My original intention was to review “Orphan: First Kill” next.
I liked 2009’s “Orphan,” which had a few surprisingly sick jokes for a mainstream horror movie. I didn’t expect much from a many-years-later sequel to an already absurd premise, in which a European con artist with a ludicrous malady pretends to be a 10-year-old orphan and wreaks havoc. I hoped for “so bad it’s good.” What I got was “so bad it’s unwatchable.” I tapped out at minute 31. Which is to say do not consider this a review, but a warning.
Instead let me see you out with a brief word about what’s easily the highest profile sequel this month: a novelized continuation of Michael Mann’s seminal 1995 crime film “Heat,” which is called “Heat 2” and written by Mann with the crime novelist Meg Gardiner. “Heat 2” is not a novelization of a movie, which in this case doesn’t exist yet. Novelizations suggest a cheap cash-in rather than literature, while “Heat 2” is a real novel with Mann’s usual attention to detail and chic, diamond-hard dialogue. Like most Mann films, it’s also more than a little silly.
The first “Heat” was cops-n-robbers on an epic scale, with slivers of Robert Altman’s “Short Cuts” for extra muscle. The plot is simple: bad guys want to rob a bank and good guys want to stop them. “Heat” is remembered years after many similar movies have been forgotten because Mann has a brilliance for textural detail and for astonishingly tactile action sequences.

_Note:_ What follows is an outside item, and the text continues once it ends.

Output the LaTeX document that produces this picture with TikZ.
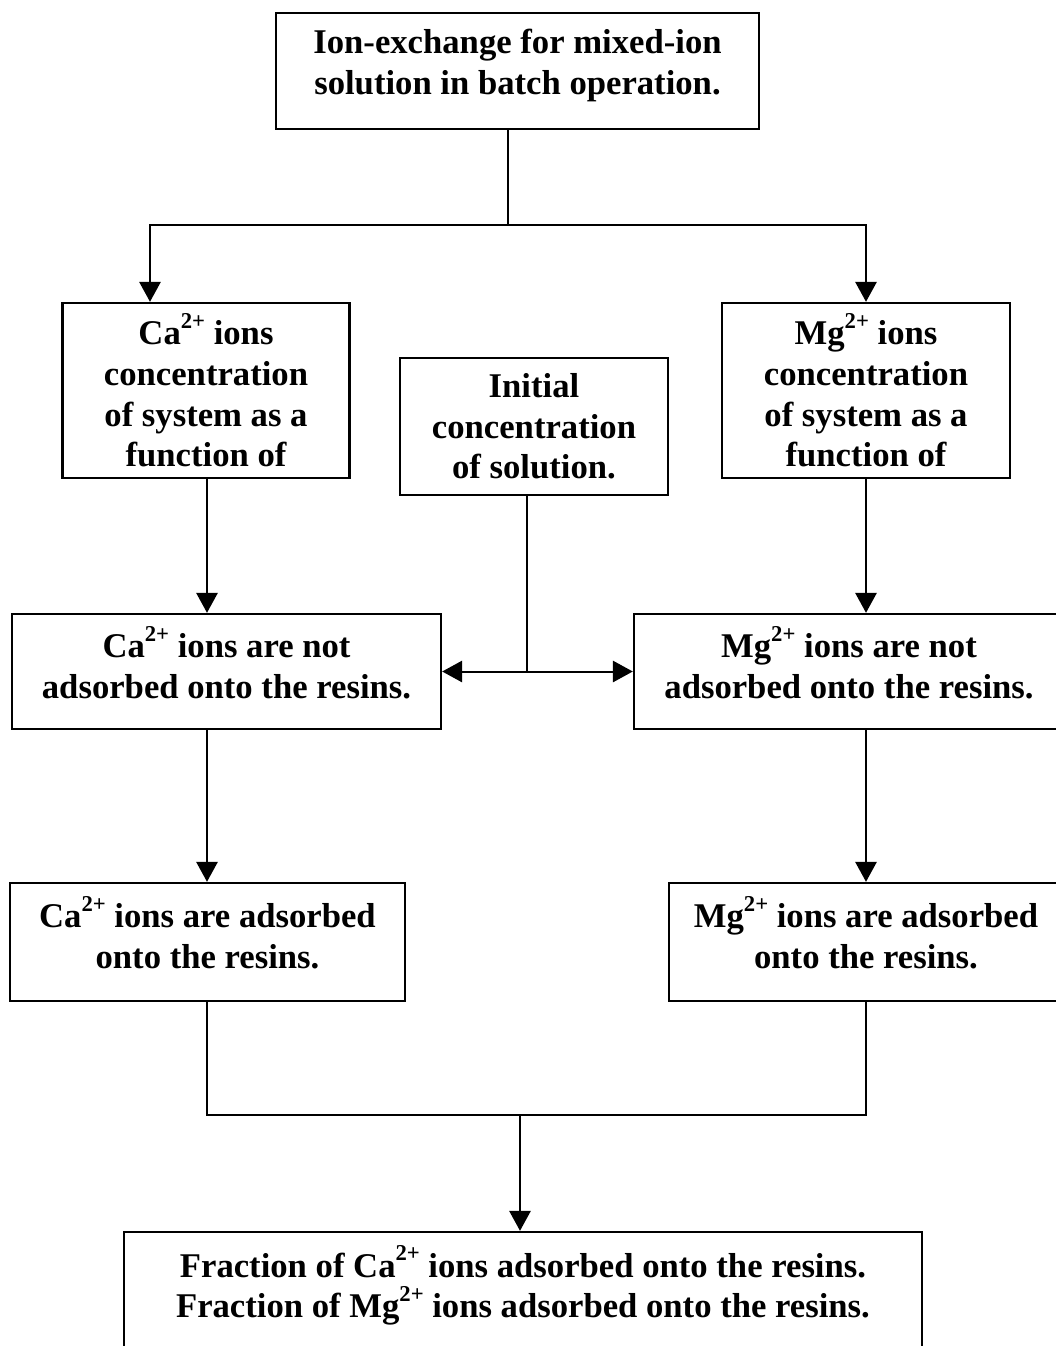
\documentclass[tikz,border=0pt]{standalone}
\usepackage{fontspec}
\setmainfont{Liberation Serif}
\usepackage{tikz}
\usetikzlibrary{arrows.meta, positioning, calc}

\newcommand{\ionsup}[1]{\raisebox{0.47em}{\fontsize{17}{17}\selectfont #1}}

\tikzset{
    flowbox/.style={draw, line width=1.8pt, align=center, inner sep=0pt,
        font=\fontsize{26}{30.5}\selectfont\bfseries},
    twoline/.style={text depth=14pt},
    flowline/.style={line width=1.5pt},
    flowarrow/.style={flowline, -{Triangle[length=15pt, width=16pt]}}
}

\begin{document}
\begin{tikzpicture}[x=0.75pt, y=-0.75pt]
    \useasboundingbox (0,0) rectangle (1056,1346);
    \clip (0,0) rectangle (1056,1346);

    % Boxes
    \node[flowbox, twoline, minimum width=362.25pt, minimum height=87pt] (batch) at (517.5,71)
        {Ion-exchange for mixed-ion\\solution in batch operation.};
    \node[flowbox, minimum width=215.25pt, minimum height=131.25pt] (cafunc) at (206,390.5)
        {Ca\ionsup{2+} ions\\concentration\\of system as a\\function of};
    \node[flowbox, minimum width=216pt, minimum height=131.25pt] (mgfunc) at (866,390.5)
        {Mg\ionsup{2+} ions\\concentration\\of system as a\\function of};
    \node[flowbox, minimum width=201pt, minimum height=102.75pt] (initconc) at (534,426.5)
        {Initial\\concentration\\of solution.};
    \node[flowbox, twoline, minimum width=321.75pt, minimum height=86.25pt] (canot) at (226.5,671.5)
        {Ca\ionsup{2+} ions are not\\adsorbed onto the resins.};
    \node[flowbox, twoline, minimum width=322.5pt, minimum height=86.25pt] (mgnot) at (849,671.5)
        {Mg\ionsup{2+} ions are not\\adsorbed onto the resins.};
    \node[flowbox, twoline, minimum width=296.25pt, minimum height=88.5pt] (caads) at (207.5,942)
        {Ca\ionsup{2+} ions are adsorbed\\onto the resins.};
    \node[flowbox, twoline, minimum width=295.5pt, minimum height=88.5pt] (mgads) at (866,942)
        {Mg\ionsup{2+} ions are adsorbed\\onto the resins.};
    \node[flowbox, twoline, minimum width=598.5pt, minimum height=88.5pt] (fraction) at (523,1291)
        {Fraction of Ca\ionsup{2+} ions adsorbed onto the resins.\\Fraction of Mg\ionsup{2+} ions adsorbed onto the resins.};

    % Branch points
    \coordinate (split) at (508,225);
    \coordinate (caknee) at (150,225);
    \coordinate (cacol) at (207,0);
    \coordinate (fork) at (527,671.5);
    \coordinate (merge) at (520,1115);

    % Connectors
    \draw[flowline] (batch.south -| split) -- (split);
    \draw[flowarrow] (split) -- (caknee) -- (caknee |- cafunc.north);
    \draw[flowarrow] (split) -| (mgfunc.north);
    \draw[flowarrow] (cafunc.south -| cacol) -- (canot.north -| cacol);
    \draw[flowarrow] (mgfunc.south) -- (mgfunc.south |- mgnot.north);
    \draw[flowline] (initconc.south -| fork) -- (fork);
    \draw[flowarrow] (fork) -- (canot.east);
    \draw[flowarrow] (fork) -- (mgnot.west);
    \draw[flowarrow] (canot.south -| cacol) -- (caads.north -| cacol);
    \draw[flowarrow] (mgnot.south -| mgads.north) -- (mgads.north);
    \draw[flowline] (caads.south -| cacol) |- (merge) -| (mgads.south);
    \draw[flowarrow] (merge) -- (merge |- fraction.north);
\end{tikzpicture}
\end{document}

And because the cast is front-loaded with heavy hitters like Al Pacino, Robert De Niro, Val Kilmer, Ashley Judd, Tom Sizemore, Danny Trejo, and on and on. It’s a macho movie that “guys-movie” guys and cinephiles can applaud in equal measure.
On the page, without the moody score and the visages of legendary actors, Mann’s pulp dialogue can sound stilted. However, Mann and Gardiner have a gift that’s valuable for crime writers: they can turn stiltedness into a fashion statement, selling Mann’s ongoing idea of alienation as the unifying human condition. Pacino’s super cop and De Niro’s brilliant bank robber are conjoined by their skills and mutual case of the sads.
“Heat 2” opens with a reprise of the film, which ended with Pacino killing De Niro, while Kilmer, one of De Niro’s least stable yet most devoted acolytes, escaped to unknown places. Narratively, the novel is much more complicated than its cinematic predecessor. It’s partially a remake of “Heat,” in which a shady hood, in this case a brutal home invader, pisses the good guys and bad guys off alike. It’s also a prequel and a sequel, with threads leading to Taiwan, Chicago, Los Angeles, Paraguay, and Mexico. The Kilmer character is accorded lead status here, as he becomes a player in selling illegal defense systems to cartels, while diving into a forbidden romance that suggests the relationship between Colin Farrell and Gong Li in Mann’s film of “Miami Vice.”
The plot is inventive as the strands eventually coalesce, in another seeming nod to Altman, into a singular opera of human futility. Many characters get what’s coming to them, but the survivors, haunted by ghosts, push on to chase the next rush. I didn’t take “Heat 2” very seriously, but it grabs hold of you: Think a Don Winslow novel without his political fury. And for anyone keeping score, there’s three, huge set pieces that could, if rendered for the screen, rival the bank robbery shootout of the first “Heat.”
The ultimate poignancy of “Heat 2” isn’t entirely intentional. Mann is 79 years old and working on “Ferrari,” his first film in 7 years. Despite what he says, I don’t see “Heat 2” happening on screen with him at the helm. Which is to say that “Heat 2” is a dream only half realized, abounding in scenes written for actors too old to play them. Everything is fleeting.